_AIM OF THE EXERCISE_. Copy out each line of the data that holds the word "draw".

_MATERIAL FOR THIS TASK_.
BEGIN
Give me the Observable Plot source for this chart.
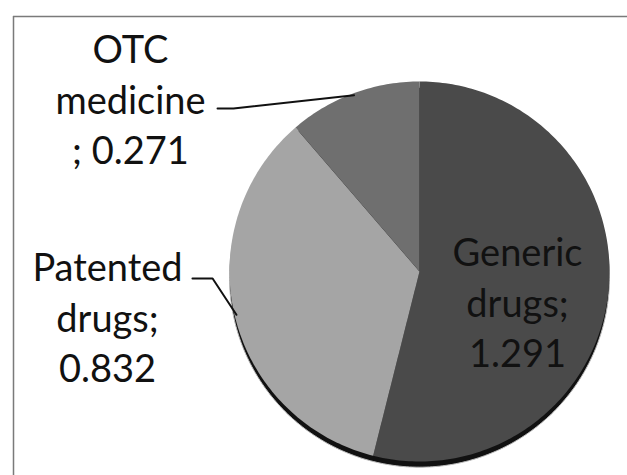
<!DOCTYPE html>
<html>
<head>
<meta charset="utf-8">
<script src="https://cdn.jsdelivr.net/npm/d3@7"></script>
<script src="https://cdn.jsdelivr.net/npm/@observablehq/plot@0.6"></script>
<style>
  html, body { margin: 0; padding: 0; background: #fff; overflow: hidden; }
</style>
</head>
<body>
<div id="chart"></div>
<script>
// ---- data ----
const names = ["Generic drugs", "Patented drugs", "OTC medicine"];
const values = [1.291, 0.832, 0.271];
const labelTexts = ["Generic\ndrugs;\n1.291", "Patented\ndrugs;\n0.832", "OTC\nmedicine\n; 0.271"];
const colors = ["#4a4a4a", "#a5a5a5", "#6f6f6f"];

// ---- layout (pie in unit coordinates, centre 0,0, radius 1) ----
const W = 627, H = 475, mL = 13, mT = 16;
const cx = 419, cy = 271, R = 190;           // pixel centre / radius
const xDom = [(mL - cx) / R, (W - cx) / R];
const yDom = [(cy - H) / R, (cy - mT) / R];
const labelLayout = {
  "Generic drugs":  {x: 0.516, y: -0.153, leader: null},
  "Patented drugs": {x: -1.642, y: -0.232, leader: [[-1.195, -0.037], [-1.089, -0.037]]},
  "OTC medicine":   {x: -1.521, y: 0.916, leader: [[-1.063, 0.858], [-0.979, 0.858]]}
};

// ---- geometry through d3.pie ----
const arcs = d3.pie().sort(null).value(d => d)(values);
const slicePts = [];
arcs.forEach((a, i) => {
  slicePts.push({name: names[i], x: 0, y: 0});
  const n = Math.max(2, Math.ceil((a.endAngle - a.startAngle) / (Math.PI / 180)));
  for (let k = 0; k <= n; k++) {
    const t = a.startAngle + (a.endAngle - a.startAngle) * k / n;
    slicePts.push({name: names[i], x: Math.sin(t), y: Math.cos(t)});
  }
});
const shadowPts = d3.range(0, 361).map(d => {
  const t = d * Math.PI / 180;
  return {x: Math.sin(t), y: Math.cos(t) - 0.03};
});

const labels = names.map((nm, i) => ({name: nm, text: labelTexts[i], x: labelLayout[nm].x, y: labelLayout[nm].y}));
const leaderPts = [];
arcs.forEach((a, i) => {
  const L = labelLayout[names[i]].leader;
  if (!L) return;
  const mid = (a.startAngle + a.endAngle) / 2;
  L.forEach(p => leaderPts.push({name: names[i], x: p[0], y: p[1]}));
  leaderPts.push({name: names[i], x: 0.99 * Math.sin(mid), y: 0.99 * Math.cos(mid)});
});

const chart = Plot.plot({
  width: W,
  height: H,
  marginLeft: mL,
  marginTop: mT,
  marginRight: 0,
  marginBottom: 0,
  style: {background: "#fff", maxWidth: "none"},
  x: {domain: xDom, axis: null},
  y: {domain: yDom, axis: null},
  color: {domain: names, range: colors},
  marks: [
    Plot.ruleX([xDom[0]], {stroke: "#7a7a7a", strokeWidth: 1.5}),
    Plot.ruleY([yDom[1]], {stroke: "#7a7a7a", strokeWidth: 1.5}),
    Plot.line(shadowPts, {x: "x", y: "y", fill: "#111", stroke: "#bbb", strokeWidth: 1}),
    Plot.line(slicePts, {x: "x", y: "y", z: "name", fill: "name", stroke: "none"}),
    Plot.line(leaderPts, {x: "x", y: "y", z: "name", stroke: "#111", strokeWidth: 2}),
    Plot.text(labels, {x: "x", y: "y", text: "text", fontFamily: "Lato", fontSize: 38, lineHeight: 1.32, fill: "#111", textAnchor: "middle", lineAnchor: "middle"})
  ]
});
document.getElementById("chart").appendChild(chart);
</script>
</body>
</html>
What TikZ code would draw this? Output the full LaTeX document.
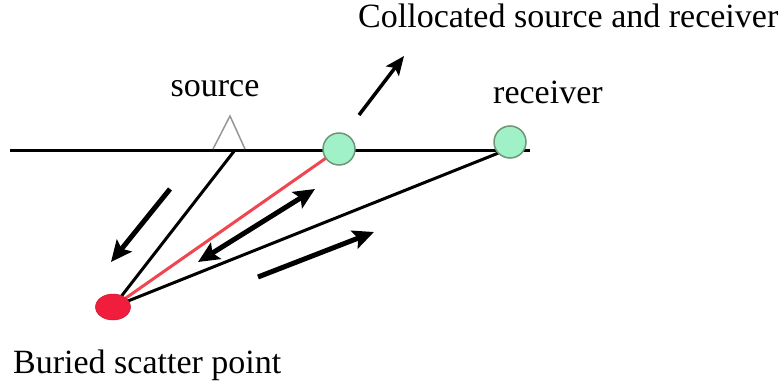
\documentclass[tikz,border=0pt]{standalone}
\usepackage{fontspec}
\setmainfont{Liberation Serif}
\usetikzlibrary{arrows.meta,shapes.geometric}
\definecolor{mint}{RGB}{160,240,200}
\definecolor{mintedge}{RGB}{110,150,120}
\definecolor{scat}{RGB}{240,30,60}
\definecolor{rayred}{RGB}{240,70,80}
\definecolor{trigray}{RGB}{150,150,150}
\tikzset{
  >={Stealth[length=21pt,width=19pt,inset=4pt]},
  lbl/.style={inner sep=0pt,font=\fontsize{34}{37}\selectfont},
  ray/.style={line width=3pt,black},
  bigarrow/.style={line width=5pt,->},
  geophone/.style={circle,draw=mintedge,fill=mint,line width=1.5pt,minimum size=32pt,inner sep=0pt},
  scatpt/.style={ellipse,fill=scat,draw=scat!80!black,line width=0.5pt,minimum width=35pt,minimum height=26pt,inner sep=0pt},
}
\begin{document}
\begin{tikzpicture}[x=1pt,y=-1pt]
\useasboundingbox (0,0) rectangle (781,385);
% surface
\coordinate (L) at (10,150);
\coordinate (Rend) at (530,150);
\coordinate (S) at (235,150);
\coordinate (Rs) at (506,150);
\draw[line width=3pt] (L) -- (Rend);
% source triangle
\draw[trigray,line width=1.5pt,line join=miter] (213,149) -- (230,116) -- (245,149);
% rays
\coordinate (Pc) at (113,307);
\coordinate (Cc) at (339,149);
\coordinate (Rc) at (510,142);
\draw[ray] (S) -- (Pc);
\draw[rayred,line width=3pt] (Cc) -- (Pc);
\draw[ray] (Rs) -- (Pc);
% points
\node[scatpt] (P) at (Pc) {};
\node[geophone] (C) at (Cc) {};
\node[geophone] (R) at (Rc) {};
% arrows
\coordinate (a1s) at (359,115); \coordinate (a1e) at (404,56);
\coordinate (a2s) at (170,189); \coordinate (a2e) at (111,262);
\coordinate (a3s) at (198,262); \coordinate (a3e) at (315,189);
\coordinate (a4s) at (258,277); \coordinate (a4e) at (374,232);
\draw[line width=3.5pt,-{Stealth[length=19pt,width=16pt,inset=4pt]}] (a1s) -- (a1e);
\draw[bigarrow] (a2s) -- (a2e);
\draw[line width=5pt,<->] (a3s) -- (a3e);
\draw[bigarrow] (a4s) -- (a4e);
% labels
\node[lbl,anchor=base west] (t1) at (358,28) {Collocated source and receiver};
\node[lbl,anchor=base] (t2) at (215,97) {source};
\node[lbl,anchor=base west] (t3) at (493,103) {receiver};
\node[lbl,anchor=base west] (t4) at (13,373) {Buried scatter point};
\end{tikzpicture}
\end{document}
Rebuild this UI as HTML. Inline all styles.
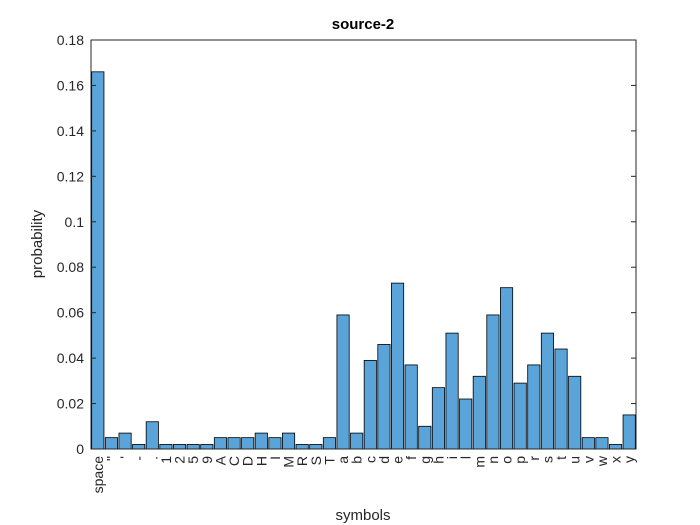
END
_EXERCISE RESPONSE_.
What TikZ code would draw this? Output the full LaTeX document.
  geophone/.style={circle,draw=mintedge,fill=mint,line width=1.5pt,minimum size=32pt,inner sep=0pt},
  scatpt/.style={ellipse,fill=scat,draw=scat!80!black,line width=0.5pt,minimum width=35pt,minimum height=26pt,inner sep=0pt},
\draw[line width=3pt] (L) -- (Rend);
\draw[trigray,line width=1.5pt,line join=miter] (213,149) -- (230,116) -- (245,149);
\draw[ray] (S) -- (Pc);
\draw[rayred,line width=3pt] (Cc) -- (Pc);
\draw[ray] (Rs) -- (Pc);
\draw[line width=3.5pt,-{Stealth[length=19pt,width=16pt,inset=4pt]}] (a1s) -- (a1e);
\draw[bigarrow] (a2s) -- (a2e);
\draw[line width=5pt,<->] (a3s) -- (a3e);
\draw[bigarrow] (a4s) -- (a4e);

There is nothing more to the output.